FTAs are also meant to open markets, meaning that in any particular market, domestic and foreign producers are able to operate under the same conditions. Indeed, these deals are supposed to grant a sort of local treatment to nonlocal entrants into the market. Clearly, to sell a product in a given country, a producer must be able to get its products in front of the customer. Yet these FTAs never guarantee that. Take autos, for example: To sell them, an automaker must find dealers who will put the cars in their showrooms, service them, and market them. But in most countries, auto dealers don't sell multiple brands. So even if auto tariffs are slashed to zero, in many countries imports of foreign cars won't rise much because there are no or few dealers who will actually put the cars on their lots.

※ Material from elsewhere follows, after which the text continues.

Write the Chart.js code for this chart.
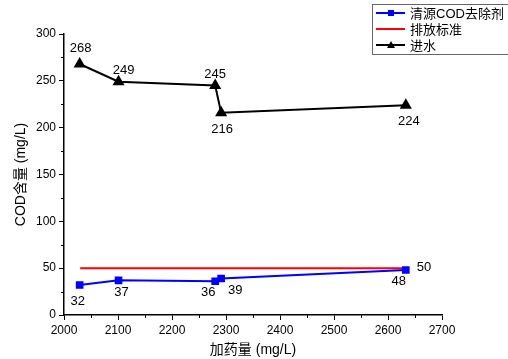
<!DOCTYPE html>
<html><head><meta charset="utf-8">
<script src="https://cdn.jsdelivr.net/npm/chart.js@4/dist/chart.umd.min.js"></script>
<style>html,body{margin:0;padding:0;background:#fff}#w{width:508px;height:359px}</style>
</head><body><div id="w"><canvas id="c"></canvas></div>
<script>
const dosage = [2029, 2101, 2280, 2291, 2633];
const influent = [268, 249, 245, 216, 224];
const removal = [32, 37, 36, 39, 48];
const standardX = [2030, 2635];
const standardY = [50, 50];
const xTicks = [2000, 2100, 2200, 2300, 2400, 2500, 2600, 2700];
const yTicks = [0, 50, 100, 150, 200, 250, 300];
const seriesNames = ['清源COD去除剂', '排放标准', '进水'];

const FONT = '"Liberation Sans", Arial, "Noto Sans CJK SC", sans-serif';
const CJK = '"Liberation Sans", "Noto Sans CJK SC", sans-serif';

// label offsets (dx, dy) per point, styling only
const labelOffsets = [
  [[-2,16],[3,12],[-7,11],[14,12],[-7,11]],
  [null,[17,-1]],
  [[1,-16],[5,-11],[0,-11],[1,17],[3,16]]
];

const pts = (xs, ys) => xs.map((x,i)=>({x, y: ys[i]}));

const minorTicks = {
  id:'minorTicks',
  afterDraw(chart){
    const ctx=chart.ctx, xs=chart.scales.x, ys=chart.scales.y;
    ctx.save(); ctx.strokeStyle='#000'; ctx.lineWidth=1;
    for(let i=0;i<xTicks.length-1;i++){
      const v=(xTicks[i]+xTicks[i+1])/2, p=Math.round(xs.getPixelForValue(v))+0.5;
      ctx.beginPath(); ctx.moveTo(p, ys.bottom); ctx.lineTo(p, ys.bottom+3); ctx.stroke();
    }
    for(let i=0;i<yTicks.length-1;i++){
      const v=(yTicks[i]+yTicks[i+1])/2, p=Math.round(ys.getPixelForValue(v))+0.5;
      ctx.beginPath(); ctx.moveTo(xs.left, p); ctx.lineTo(xs.left-3, p); ctx.stroke();
    }
    ctx.restore();
  }
};

const valueLabels = {
  id:'valueLabels',
  afterDatasetsDraw(chart){
    const ctx=chart.ctx;
    ctx.save(); ctx.fillStyle='#000'; ctx.font='13px '+FONT;
    ctx.textAlign='center'; ctx.textBaseline='middle';
    chart.data.datasets.forEach((ds,di)=>{
      const meta=chart.getDatasetMeta(di);
      meta.data.forEach((el,i)=>{
        const off=labelOffsets[di][i]; if(!off) return;
        ctx.fillText(String(ds.data[i].y), el.x+off[0], el.y+off[1]);
      });
    });
    ctx.restore();
  }
};

const customLegend = {
  id:'customLegend',
  afterDraw(chart){
    const ctx=chart.ctx;
    const x0=372, y0=4, w=140, h=50;
    ctx.save();
    ctx.strokeStyle='#666'; ctx.lineWidth=1;
    ctx.strokeRect(x0+0.5,y0+0.5,w,h);
    ctx.font='13px '+CJK; ctx.textBaseline='middle'; ctx.textAlign='left';
    chart.data.datasets.forEach((ds,i)=>{
      const y=y0+9+i*16;
      ctx.strokeStyle=ds.borderColor; ctx.lineWidth=2;
      ctx.beginPath(); ctx.moveTo(x0+4,y); ctx.lineTo(x0+33,y); ctx.stroke();
      ctx.fillStyle=ds.borderColor;
      if(ds.pointStyle==='rect'){ ctx.fillRect(x0+16,y-3,6,6); }
      else if(ds.pointStyle==='triangle'){
        ctx.beginPath(); ctx.moveTo(x0+19,y-4); ctx.lineTo(x0+23,y+3); ctx.lineTo(x0+15,y+3); ctx.closePath(); ctx.fill();
      }
      ctx.fillStyle='#000';
      ctx.fillText(ds.label, x0+38, y+1);
    });
    ctx.restore();
  }
};

new Chart(document.getElementById('c'), {
  type:'line',
  data:{datasets:[
    {label:seriesNames[0], data:pts(dosage, removal), borderColor:'#0000ff', backgroundColor:'#0000ff',
     borderWidth:2, pointStyle:'rect', pointRadius:4, pointHoverRadius:4},
    {label:seriesNames[1], data:pts(standardX, standardY), borderColor:'#ff0000', backgroundColor:'#ff0000',
     borderWidth:2, pointRadius:0, pointStyle:'line'},
    {label:seriesNames[2], data:pts(dosage, influent), borderColor:'#000000', backgroundColor:'#000000',
     borderWidth:2, pointStyle:'triangle', pointRadius:5, pointHoverRadius:5}
  ]},
  options:{
    responsive:true, maintainAspectRatio:false, animation:false,
    layout:{padding:{top:34, right:66, left:0, bottom:0}},
    plugins:{legend:{display:false}, tooltip:{enabled:false}},
    scales:{
      x:{type:'linear', min:2000, max:2700,
        afterBuildTicks:s=>{s.ticks=xTicks.map(v=>({value:v}));},
        afterFit:s=>{s.height=44;},
        ticks:{color:'#000', font:{family:FONT, size:12}, padding:3, maxRotation:0, callback:v=>String(v)},
        grid:{drawOnChartArea:false, drawTicks:true, tickLength:5, color:'#000'},
        border:{display:true, color:'#000', width:1.5},
        title:{display:true, text:'加药量 (mg/L)', color:'#000', font:{family:CJK, size:14}, padding:{top:4, bottom:0}}
      },
      y:{type:'linear', min:0, max:300,
        afterBuildTicks:s=>{s.ticks=yTicks.map(v=>({value:v}));},
        afterFit:s=>{s.width=64;},
        ticks:{color:'#000', font:{family:FONT, size:12}, padding:3, callback:v=>String(v)},
        grid:{drawOnChartArea:false, drawTicks:true, tickLength:5, color:'#000'},
        border:{display:true, color:'#000', width:1.5},
        title:{display:true, text:'COD含量 (mg/L)', color:'#000', font:{family:CJK, size:14}, padding:{top:13, bottom:2}}
      }
    }
  },
  plugins:[minorTicks, valueLabels, customLegend]
});
</script></body></html>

Of course, Ford, for example, may try to open dealerships in, say, South Korea. But opening a nationwide network of dealers takes a lot of time and a lot of money. Foreign companies entering the U.S. market, by contrast, don't have to spend that time and money because American auto dealers sell all manner of cars, no matter their affiliation to automakers. An FTA with South Korea would not create equal sales potential for U.S. and Korean automakers. Let me emphasize that this is not a matter of unfairness. It is a matter of trade policies needing to catch up to the real world.

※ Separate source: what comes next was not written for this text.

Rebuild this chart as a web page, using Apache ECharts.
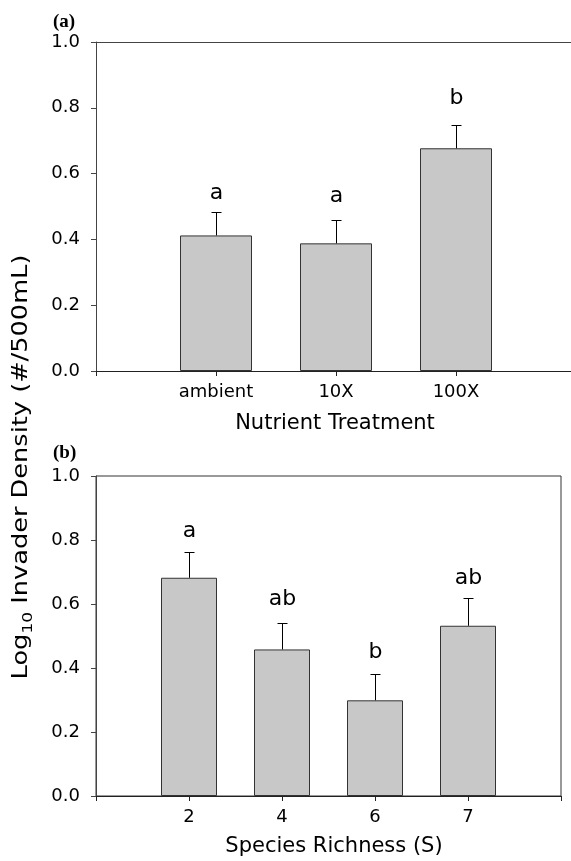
<!DOCTYPE html>
<html>
<head>
<meta charset="utf-8">
<script src="https://cdn.jsdelivr.net/npm/echarts@6/dist/echarts.min.js"></script>
<style>
html,body{margin:0;padding:0;background:#fff;overflow:hidden;}
#chart{width:571px;height:861px;}
</style>
</head>
<body>
<div id="chart"></div>
<script>
// ---- data ----
const nutrientCategories = ['ambient', '10X', '100X'];
const nutrientMeans = [0.412, 0.388, 0.677];
const nutrientSE = [0.072, 0.071, 0.072];
const nutrientLetters = ['a', 'a', 'b'];
const nutrientLetterY = [0.518, 0.510, 0.809];

const richnessCategories = ['2', '4', '6', '7'];
const richnessMeans = [0.682, 0.458, 0.299, 0.532];
const richnessSE = [0.081, 0.084, 0.082, 0.087];
const richnessLetters = ['a', 'ab', 'b', 'ab'];
const richnessLetterY = [0.805, 0.592, 0.427, 0.657];

const yTickMin = 0, yTickMax = 1.0, yTickStep = 0.2;

// ---- styling ----
const FONT = '"DejaVu Sans", sans-serif';
const BAR_FILL = '#c8c8c8';

// padded category lists (empty slots at both ends of each axis)
const topCats = [''].concat(nutrientCategories, ['']);
const botCats = [''].concat(richnessCategories, ['']);
const pad = arr => [null].concat(arr, [null]);

function errData(means, se) {
  return means.map((m, i) => [i + 1, m, m + se[i]]);
}

function makeErrRender(letters, letterY) {
  return function (params, api) {
    const x = api.value(0);
    const p0 = api.coord([x, api.value(1)]);
    const p1 = api.coord([x, api.value(2)]);
    const px = Math.round(p0[0]) + 0.5;
    const top = Math.round(p1[1]) + 0.5;
    const ly = api.coord([x, letterY[params.dataIndex]])[1];
    return {
      type: 'group',
      children: [
        { type: 'line', shape: { x1: px, y1: p0[1], x2: px, y2: top },
          style: { stroke: '#000', lineWidth: 1 } },
        { type: 'line', shape: { x1: px - 5, y1: top, x2: px + 5, y2: top },
          style: { stroke: '#000', lineWidth: 1 } },
        { type: 'text', x: px, y: ly - 7,
          style: { text: letters[params.dataIndex], fill: '#000',
                   font: '22px ' + FONT, align: 'center', verticalAlign: 'middle' } }
      ]
    };
  };
}

function xAxisFor(gridIndex, cats) {
  return {
    type: 'category', gridIndex: gridIndex, data: cats, boundaryGap: false,
    axisLine: { show: true, lineStyle: { color: '#222', width: 1 } },
    axisTick: { show: true, length: 5, inside: false, lineStyle: { color: '#222' } },
    axisLabel: { color: '#000', fontSize: 18, fontFamily: FONT, margin: 12, interval: 0 },
    splitLine: { show: false }
  };
}
function topSpine(gridIndex, cats) {
  return {
    type: 'category', gridIndex: gridIndex, data: cats, boundaryGap: false, position: 'top',
    axisLine: { show: true, onZero: false, lineStyle: { color: '#444', width: 1 } },
    axisTick: { show: false }, axisLabel: { show: false }, splitLine: { show: false }
  };
}
function yAxisFor(gridIndex) {
  return {
    type: 'value', gridIndex: gridIndex, min: yTickMin, max: yTickMax, interval: yTickStep,
    axisLine: { show: true, lineStyle: { color: '#444', width: 1 } },
    axisTick: { show: true, length: 5, inside: false, lineStyle: { color: '#444' } },
    axisLabel: { color: '#000', fontSize: 18, fontFamily: FONT, margin: 16,
                 formatter: v => v.toFixed(1) },
    splitLine: { show: false }
  };
}

const chart = echarts.init(document.getElementById('chart'), null, { renderer: 'canvas' });
chart.setOption({
  animation: false,
  backgroundColor: '#fff',
  grid: [
    { left: 96, top: 42, width: 480, height: 329, show: false,
      containLabel: false, outerBoundsMode: 'none' },
    { left: 96, top: 476, width: 465, height: 320, show: true, borderColor: '#333', borderWidth: 1,
      backgroundColor: 'transparent', containLabel: false, outerBoundsMode: 'none' }
  ],
  xAxis: [xAxisFor(0, topCats), xAxisFor(1, botCats), topSpine(0, topCats)],
  yAxis: [yAxisFor(0), yAxisFor(1)],
  series: [
    { type: 'bar', xAxisIndex: 0, yAxisIndex: 0, data: pad(nutrientMeans), barWidth: 72,
      itemStyle: { color: BAR_FILL, borderColor: '#333', borderWidth: 1 } },
    { type: 'custom', xAxisIndex: 0, yAxisIndex: 0, data: errData(nutrientMeans, nutrientSE),
      renderItem: makeErrRender(nutrientLetters, nutrientLetterY), z: 5 },
    { type: 'bar', xAxisIndex: 1, yAxisIndex: 1, data: pad(richnessMeans), barWidth: 56,
      itemStyle: { color: BAR_FILL, borderColor: '#333', borderWidth: 1 } },
    { type: 'custom', xAxisIndex: 1, yAxisIndex: 1, data: errData(richnessMeans, richnessSE),
      renderItem: makeErrRender(richnessLetters, richnessLetterY), z: 5 }
  ],
  graphic: [
    { type: 'text', x: 53, y: 13,
      style: { text: '(a)', fill: '#000', font: 'bold 19px "Liberation Serif", serif', align: 'left', verticalAlign: 'top' } },
    { type: 'text', x: 53, y: 444,
      style: { text: '(b)', fill: '#000', font: 'bold 19px "Liberation Serif", serif', align: 'left', verticalAlign: 'top' } },
    { type: 'text', x: 335, y: 424,
      style: { text: 'Nutrient Treatment', fill: '#000', font: '21px ' + FONT, align: 'center', verticalAlign: 'middle' } },
    { type: 'text', x: 334, y: 847,
      style: { text: 'Species Richness (S)', fill: '#000', font: '21px ' + FONT, align: 'center', verticalAlign: 'middle' } },
    { type: 'text', x: 22, y: 467, rotation: Math.PI / 2, scaleX: 1.22,
      style: {
        text: '{m|Log}{s|10}{m| Invader Density (#/500mL)}',
        align: 'center', verticalAlign: 'middle', fill: '#000',
        rich: {
          m: { fontSize: 21, fontFamily: FONT, lineHeight: 21, verticalAlign: 'top' },
          s: { fontSize: 14, fontFamily: FONT, lineHeight: 14, verticalAlign: 'top', padding: [10, 0, 0, 0] }
        }
      } }
  ]
});
</script>
</body>
</html>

FTAs and other trade deals are always presented as win-win propositions that will increase trade and jobs for everyone. They don't. And because they don't, they give rise to cynicism about the benefits of free trade and globalization and to increasing resistance to further such agreements. For the WTO to continue to succeed and for trade deals to produce real benefits for all players, we will have to recognize that the current drivers of globalization are not tariff reductions and import-export rates. We live in a world in which the real issues are anti-trust policies, investment rules, and capital flows. It's time that the negotiators caught up with the reality.